Nothing had been working. Richardson said general manager Kyle Davidson made the call to send Reichel to Rockford.
“We can only do so much battle drills in practice, and it really is not going to translate 100% to the games,” Richardson said. “We need him to get into the games to try what we’re working on in practice.”
Reichel has struggled with puck possession and finding his shot.
Last season, he split four games with the Hawks between December and January before being reassigned to Rockford.
There, he had a run of two goals and three assists in six IceHogs games in late February, shortly before the Hawks recalled him to Chicago in March.

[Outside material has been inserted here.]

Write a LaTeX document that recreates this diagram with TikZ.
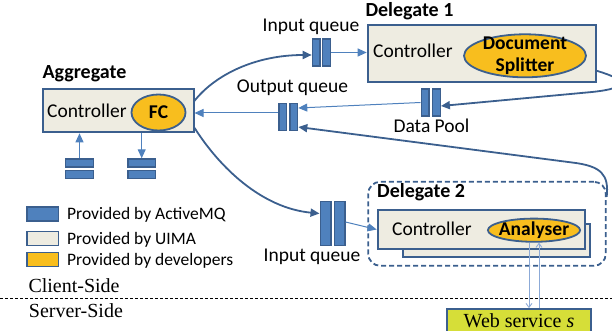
\documentclass[tikz,border=0pt]{standalone}
\usepackage{fontspec}
\setmainfont{Liberation Serif}
\setsansfont{Carlito}
\usetikzlibrary{arrows.meta,calc,shapes.geometric}
\definecolor{bdr}{RGB}{59,95,142}
\definecolor{qfill}{RGB}{79,129,189}
\definecolor{beige}{RGB}{238,236,225}
\definecolor{gold}{RGB}{248,190,30}
\definecolor{webfill}{RGB}{214,222,56}
\definecolor{thinblue}{RGB}{79,129,189}
\definecolor{wsline}{RGB}{140,170,215}
\begin{document}
\begin{tikzpicture}[x=1pt,y=-1pt,
  font=\sffamily\fontsize{19.5}{22}\selectfont,
  boldf/.style={font=\sffamily\bfseries\fontsize{20}{22}\selectfont},
  uimabox/.style={draw=bdr,line width=2pt,fill=beige,inner sep=0pt},
  devell/.style={ellipse,draw=bdr,line width=1.8pt,fill=gold,inner sep=-4pt,
    font=\sffamily\bfseries\fontsize{19.5}{22}\selectfont},
  vbar/.style={draw=bdr,fill=qfill,line width=1.4pt,inner sep=0pt,minimum width=7.6pt,minimum height=27pt},
  vbarbig/.style={vbar,minimum width=10.6pt,minimum height=43.6pt},
  hbar/.style={draw=bdr,fill=qfill,line width=1.4pt,inner sep=0pt,minimum width=27.6pt,minimum height=8pt},
  legbox/.style={draw=bdr,line width=1.6pt,inner sep=0pt,minimum width=31.5pt,minimum height=14pt},
  lbl/.style={inner sep=0pt,anchor=base},
  legtxt/.style={inner sep=0pt,anchor=base west,font=\sffamily\fontsize{17.5}{20}\selectfont},
  serift/.style={inner sep=0pt,anchor=base west,font=\rmfamily\fontsize{20}{22}\selectfont},
  flowthick/.style={draw=bdr,line width=1.8pt,-{Triangle[length=9pt,width=8pt]}},
  flowthin/.style={draw=thinblue,line width=1pt,-{Triangle[length=9pt,width=8pt]}},
  wsarrow/.style={draw=wsline,line width=0.9pt,-{Straight Barb[length=4pt,width=6pt]}}
]
\useasboundingbox (0,0) rectangle (612,331);

% Aggregate
\node[lbl,boldf] (aggt) at (84.5,79) {Aggregate};
\node[uimabox,minimum width=151pt,minimum height=43pt] (agg) at (118,110.8) {};
\node[lbl,anchor=base west] (aggc) at (47,117.5) {Controller};
\node[devell,minimum width=54pt,minimum height=36pt] (fc) at (158.5,112.5) {FC};
\node[hbar] (qa1) at (79.5,163) {};
\node[hbar] (qa2) at (79.5,174.7) {};
\node[hbar] (qb1) at (141.7,163) {};
\node[hbar] (qb2) at (141.7,174.7) {};

% Delegate 1
\node[lbl,boldf] (d1t) at (409.5,17) {Delegate 1};
\node[uimabox,minimum width=228pt,minimum height=57pt] (del1) at (481.7,53.8) {};
\node[lbl,anchor=base west] (d1c) at (373,58) {Controller};
\node[devell,minimum width=122pt,minimum height=43pt,align=center,inner ysep=-10pt] (ds) at (525,55.8) {Document\\Splitter};

% queues
\node[lbl] (iq1t) at (311,31.5) {Input queue};
\node[vbar] (iq1a) at (316.2,52.5) {};
\node[vbar] (iq1b) at (326.5,52.5) {};
\node[lbl] (oqt) at (292.5,93) {Output queue};
\node[vbar] (oq1) at (282.6,117) {};
\node[vbar] (oq2) at (293.8,117) {};
\node[vbar] (dp1) at (425,102.5) {};
\node[vbar] (dp2) at (436.4,102.5) {};
\node[lbl] (dpt) at (431.5,133) {Data Pool};
\node[vbarbig] (iq2a) at (325.5,223.5) {};
\node[vbarbig] (iq2b) at (339.5,223.5) {};
\node[lbl] (iq2t) at (312,261.5) {Input queue};

% Delegate 2
\node[draw=bdr,line width=1.8pt,dash pattern=on 5pt off 3pt,rounded corners=12pt,
  minimum width=237.6pt,minimum height=84pt,inner sep=0pt] (del2) at (487,223.8) {};
\node[lbl,boldf,anchor=base west] (d2t) at (377,197) {Delegate 2};
\node[uimabox,minimum width=187pt,minimum height=33pt] (d2back) at (496.2,240.8) {};
\node[uimabox,minimum width=207pt,minimum height=39pt] (d2front) at (481.2,229.5) {};
\node[lbl,anchor=base west] (d2c) at (392,235) {Controller};
\node[devell,minimum width=92.2pt,minimum height=23.2pt] (ana) at (534,230.2) {Analyser};

% web service
\node[draw=bdr,line width=1.8pt,fill=webfill,inner sep=0pt,minimum width=144pt,minimum height=24pt,
  font=\rmfamily\fontsize{20}{22}\selectfont] (web) at (519,321) {Web service \textit{s}};

% legend
\node[legbox,fill=qfill] (l1) at (42.7,213.9) {};
\node[legbox,fill=beige] (l2) at (42.7,238.4) {};
\node[legbox,fill=gold] (l3) at (42.7,259.5) {};
\node[legtxt] (l1t) at (67,219.3) {Provided by ActiveMQ};
\node[legtxt] (l2t) at (67,244) {Provided by UIMA};
\node[legtxt] (l3t) at (67,265.7) {Provided by developers};

% client / server
\node[serift] (cs) at (28.3,292.3) {Client-Side};
\node[serift] (ss) at (28.7,317.7) {Server-Side};
\coordinate (divl) at (0,298);
\coordinate (divr) at (612,298);
\draw[black,line width=0.6pt,dash pattern=on 3pt off 2pt] (divl) -- (divr);

% connectors
\draw[flowthick] ($(agg.east)+(0,-10)$) .. controls (215,75) and (255,55) .. ($(iq1a.west)+(0,2.5)$);
\draw[flowthick] ($(agg.east)+(0,17)$) .. controls (220,168) and (262,208) .. ($(iq2a.west)+(0,-10)$);
\draw[flowthin] (iq1b.east) -- (iq1b.east -| del1.west);
\draw[flowthin] ($(oq1.west)+(0,-4)$) -- ($(agg.east)+(0,2.2)$);
\draw[flowthin] (dp1.west) -- ($(oq2.east)+(0,-9)$);
\draw[flowthick] ($(del1.east)+(0,17)$) .. controls (628,80) and (630,88) .. (592,92) -- ($(dp2.east)+(0,3.5)$);
\coordinate (d2c) at ($(del2.north east)+(0,16)$);
\draw[flowthick] (d2c) .. controls (609,175) and (602,166) .. (572,162.5) -- ($(oq2.east)+(0,10)$);
\draw[flowthin] ($(iq2b.east)+(0,-1.5)$) -- (d2front.west);
\draw[flowthin] (qa1.north) -- (qa1.north |- agg.south);
\draw[flowthin] (qb1.north |- agg.south) -- (qb1.north);
\coordinate (a1) at ($(ana.south)+(-5,0)$);
\coordinate (a2) at ($(ana.south)+(5,0)$);
\draw[wsarrow] (a1) -- (a1 |- web.north);
\draw[wsarrow] (a2 |- web.north) -- (a2);
\end{tikzpicture}
\end{document}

Reichel put up six goals and six assists in his final 19 games for the Hawks.
Richardson said, “It worked really well for him last year, and we just think that (for) him to go down and get some confidence and a high volume of reps … that’s going to help him, and then hopefully he can find his game.”
4. They’re the two best friends that anyone could have.
As scorer or helper, Bedard and Kurashev have teamed up on 19 Hawks goals — including Kurashev’s helper on Bedard’s power-play goal Monday.
Even though not every instance results in a puck in the net, it’s easy to see a marked difference in the quality of chances that duo has created since Bedard’s return from injury. The veteran Foligno has also factored into that mix.
Bedard said before the game, “I think the best chemistry, in my experiences, (are when you have) people you just like talking hockey to, and we’re good friends.
“I think that adds a lot to it, the off-ice aspect. But we’re still growing.”